The hood temp settled around 125F. My plan was to smoke them as low as possible for five hours then crank my K-Mart hot plate to white hot and finish the sausages to an internal temperature of 150F.

While that's cooking why not relax and make some sausage?


The boys cranked out four pounds of Bratwurst with marjoram and caraway.

Back to the summer sausage.
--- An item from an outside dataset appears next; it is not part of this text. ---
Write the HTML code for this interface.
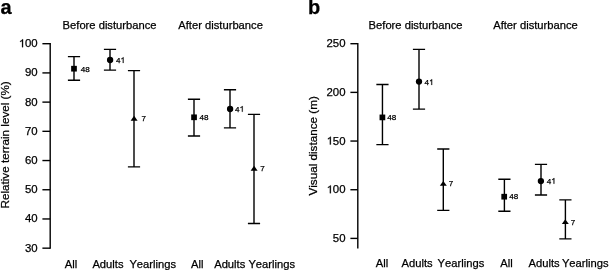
<!DOCTYPE html><html><head><meta charset="utf-8"><style>html,body{margin:0;padding:0;background:#fff;}svg{display:block;will-change:transform;}text{font-family:"Liberation Sans",sans-serif;fill:#000;font-kerning:none;stroke:#000;stroke-width:0.25px;}.h{fill:none;stroke:none;}</style></head><body>
<svg width="609" height="270" viewBox="0 0 609 270">
<rect width="609" height="270" fill="#fff"/>
<text x="0.6" y="14.3" font-size="20" font-weight="bold">a</text>
<text x="308.1" y="14.4" font-size="20" font-weight="bold">b</text>
<text x="62.6" y="28.8" font-size="11.2">Before disturbance</text>
<text x="178.3" y="28.8" font-size="11.2">After disturbance</text>
<text x="368.6" y="28.8" font-size="11.2">Before disturbance</text>
<text x="493.2" y="28.8" font-size="11.2">After disturbance</text>
<g stroke="#000" stroke-width="1.4" fill="none">
<path d="M50.2 43.00V248.87"/>
<path d="M42.4 248.17H50.2"/>
<path d="M42.4 218.96H50.2"/>
<path d="M42.4 189.75H50.2"/>
<path d="M42.4 160.54H50.2"/>
<path d="M42.4 131.33H50.2"/>
<path d="M42.4 102.12H50.2"/>
<path d="M42.4 72.91H50.2"/>
<path d="M42.4 43.70H50.2"/>
<path d="M357.8 43.00V248.4"/>
<path d="M350.4 238.40H357.8"/>
<path d="M350.4 189.73H357.8"/>
<path d="M350.4 141.05H357.8"/>
<path d="M350.4 92.38H357.8"/>
<path d="M350.4 43.70H357.8"/>
</g>
<text x="25.02" y="251.67" font-size="11.4">30</text>
<text x="25.02" y="222.46" font-size="11.4">40</text>
<text x="25.02" y="193.25" font-size="11.4">50</text>
<text x="25.02" y="164.04" font-size="11.4">60</text>
<text x="25.02" y="134.83" font-size="11.4">70</text>
<text x="25.02" y="105.62" font-size="11.4">80</text>
<text x="25.02" y="76.41" font-size="11.4">90</text>
<text x="18.68" y="47.20" font-size="11.4"><tspan class="h">1</tspan>00</text>
<path transform="translate(18.68 47.20) scale(0.00557 -0.00557)" d="M786 0L605 0L605 1130C560 1088 500 1046 435 1010C380 980 320 955 260 935L260 1105C365 1150 455 1202 527 1262C593 1318 638 1368 662 1409L786 1409Z" fill="#000" stroke="#000" stroke-width="44.9"/>
<text x="332.82" y="241.90" font-size="11.4">50</text>
<text x="326.48" y="193.23" font-size="11.4"><tspan class="h">1</tspan>00</text>
<path transform="translate(326.48 193.23) scale(0.00557 -0.00557)" d="M786 0L605 0L605 1130C560 1088 500 1046 435 1010C380 980 320 955 260 935L260 1105C365 1150 455 1202 527 1262C593 1318 638 1368 662 1409L786 1409Z" fill="#000" stroke="#000" stroke-width="44.9"/>
<text x="326.48" y="144.55" font-size="11.4"><tspan class="h">1</tspan>50</text>
<path transform="translate(326.48 144.55) scale(0.00557 -0.00557)" d="M786 0L605 0L605 1130C560 1088 500 1046 435 1010C380 980 320 955 260 935L260 1105C365 1150 455 1202 527 1262C593 1318 638 1368 662 1409L786 1409Z" fill="#000" stroke="#000" stroke-width="44.9"/>
<text x="326.48" y="95.88" font-size="11.4">200</text>
<text x="326.48" y="47.20" font-size="11.4">250</text>
<text transform="translate(8.9 144.9) rotate(-90)" font-size="11.7" text-anchor="middle">Relative terrain level (%)</text>
<text transform="translate(316.8 145.9) rotate(-90)" font-size="11.7" text-anchor="middle">Visual distance (m)</text>
<path d="M67.90 56.60H80.10M74.00 56.60V80.20M67.90 80.20H80.10" stroke="#000" stroke-width="1.4" fill="none"/>
<rect x="71.15" y="65.85" width="5.7" height="5.7" fill="#000"/>
<text x="80.80" y="71.60" font-size="8.1">48</text>
<path d="M103.90 49.40H116.10M110.00 49.40V70.10M103.90 70.10H116.10" stroke="#000" stroke-width="1.4" fill="none"/>
<circle cx="110.10" cy="60.00" r="3.15" fill="#000"/>
<text x="115.90" y="62.90" font-size="8.1">4<tspan class="h">1</tspan></text>
<path transform="translate(120.40 62.90) scale(0.00396 -0.00396)" d="M786 0L605 0L605 1130C560 1088 500 1046 435 1010C380 980 320 955 260 935L260 1105C365 1150 455 1202 527 1262C593 1318 638 1368 662 1409L786 1409Z" fill="#000" stroke="#000" stroke-width="63.2"/>
<path d="M127.90 70.60H140.10M134.00 70.60V166.90M127.90 166.90H140.10" stroke="#000" stroke-width="1.4" fill="none"/>
<path d="M134.10 115.80L137.60 120.70H130.60Z" fill="#000"/>
<text x="141.60" y="121.00" font-size="8.1">7</text>
<path d="M187.90 99.20H200.10M194.00 99.20V136.00M187.90 136.00H200.10" stroke="#000" stroke-width="1.4" fill="none"/>
<rect x="191.20" y="114.45" width="5.7" height="5.7" fill="#000"/>
<text x="199.50" y="119.90" font-size="8.1">48</text>
<path d="M223.90 89.80H236.10M230.00 89.80V127.90M223.90 127.90H236.10" stroke="#000" stroke-width="1.4" fill="none"/>
<circle cx="230.10" cy="109.00" r="3.15" fill="#000"/>
<text x="235.00" y="111.70" font-size="8.1">4<tspan class="h">1</tspan></text>
<path transform="translate(239.50 111.70) scale(0.00396 -0.00396)" d="M786 0L605 0L605 1130C560 1088 500 1046 435 1010C380 980 320 955 260 935L260 1105C365 1150 455 1202 527 1262C593 1318 638 1368 662 1409L786 1409Z" fill="#000" stroke="#000" stroke-width="63.2"/>
<path d="M247.90 114.40H260.10M254.00 114.40V223.50M247.90 223.50H260.10" stroke="#000" stroke-width="1.4" fill="none"/>
<path d="M254.10 165.70L257.60 170.70H250.60Z" fill="#000"/>
<text x="260.25" y="171.30" font-size="8.1">7</text>
<path d="M376.35 84.50H388.55M382.45 84.50V144.60M376.35 144.60H388.55" stroke="#000" stroke-width="1.4" fill="none"/>
<rect x="379.55" y="114.55" width="5.7" height="5.7" fill="#000"/>
<text x="387.30" y="119.80" font-size="8.1">48</text>
<path d="M412.90 49.40H425.10M419.00 49.40V109.10M412.90 109.10H425.10" stroke="#000" stroke-width="1.4" fill="none"/>
<circle cx="419.00" cy="81.60" r="3.15" fill="#000"/>
<text x="424.50" y="84.90" font-size="8.1">4<tspan class="h">1</tspan></text>
<path transform="translate(429.00 84.90) scale(0.00396 -0.00396)" d="M786 0L605 0L605 1130C560 1088 500 1046 435 1010C380 980 320 955 260 935L260 1105C365 1150 455 1202 527 1262C593 1318 638 1368 662 1409L786 1409Z" fill="#000" stroke="#000" stroke-width="63.2"/>
<path d="M437.20 149.00H449.40M443.30 149.00V210.40M437.20 210.40H449.40" stroke="#000" stroke-width="1.4" fill="none"/>
<path d="M443.30 181.00L446.80 185.70H439.80Z" fill="#000"/>
<text x="448.70" y="185.60" font-size="8.1">7</text>
<path d="M498.30 179.30H510.50M504.40 179.30V211.30M498.30 211.30H510.50" stroke="#000" stroke-width="1.4" fill="none"/>
<rect x="501.35" y="193.85" width="5.7" height="5.7" fill="#000"/>
<text x="509.30" y="199.00" font-size="8.1">48</text>
<path d="M534.90 164.40H547.10M541.00 164.40V195.00M534.90 195.00H547.10" stroke="#000" stroke-width="1.4" fill="none"/>
<circle cx="540.90" cy="181.10" r="3.15" fill="#000"/>
<text x="546.70" y="183.70" font-size="8.1">4<tspan class="h">1</tspan></text>
<path transform="translate(551.20 183.70) scale(0.00396 -0.00396)" d="M786 0L605 0L605 1130C560 1088 500 1046 435 1010C380 980 320 955 260 935L260 1105C365 1150 455 1202 527 1262C593 1318 638 1368 662 1409L786 1409Z" fill="#000" stroke="#000" stroke-width="63.2"/>
<path d="M559.30 199.90H571.50M565.40 199.90V238.90M559.30 238.90H571.50" stroke="#000" stroke-width="1.4" fill="none"/>
<path d="M565.30 219.30L568.80 224.10H561.80Z" fill="#000"/>
<text x="570.85" y="225.30" font-size="8.1">7</text>
<text x="64.8" y="268.1" font-size="11.2">All</text>
<text x="92.4" y="268.1" font-size="11.2">Adults</text>
<text x="129.4" y="268.1" font-size="11.2">Yearlings</text>
<text x="191.1" y="268.1" font-size="11.2">All</text>
<text x="214.2" y="268.1" font-size="11.2">Adults</text>
<text x="248.4" y="268.1" font-size="11.2">Yearlings</text>
<text x="375.8" y="267.0" font-size="11.2">All</text>
<text x="401.6" y="267.0" font-size="11.2">Adults</text>
<text x="437.6" y="267.0" font-size="11.2">Yearlings</text>
<text x="500.3" y="267.0" font-size="11.2">All</text>
<text x="528.5" y="267.0" font-size="11.2">Adults</text>
<text x="561.9" y="267.0" font-size="11.2">Yearlings</text>
</svg></body></html>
After seven hours of smoking I couldn't get the internal temp past 135F, so I finished them in the oven(final internal temp 160F), then put them in and ice bath, then let them rest unwrapped in the fridge.

On Friday we drove to Wisconsin.




photo credit harryspiderman

photo credit harryspiderman
When weren't pursuing important activities such as sleeping in a hammock or hiking, we ate our summer sausage with cheese, specifically Pleasant Hill Reserve from the Uplands Cheese Company.

Sausage and Mustard?







Amerikanische Rostbratwurst in natural habitat (Wisconsin).

I hope you are making good food and enjoying beautiful Summer weekends.


Cheers.

1 comment:

Anonymous said...

Well I sure am EATING good food and enjoying summer weekends, thanks to y'all!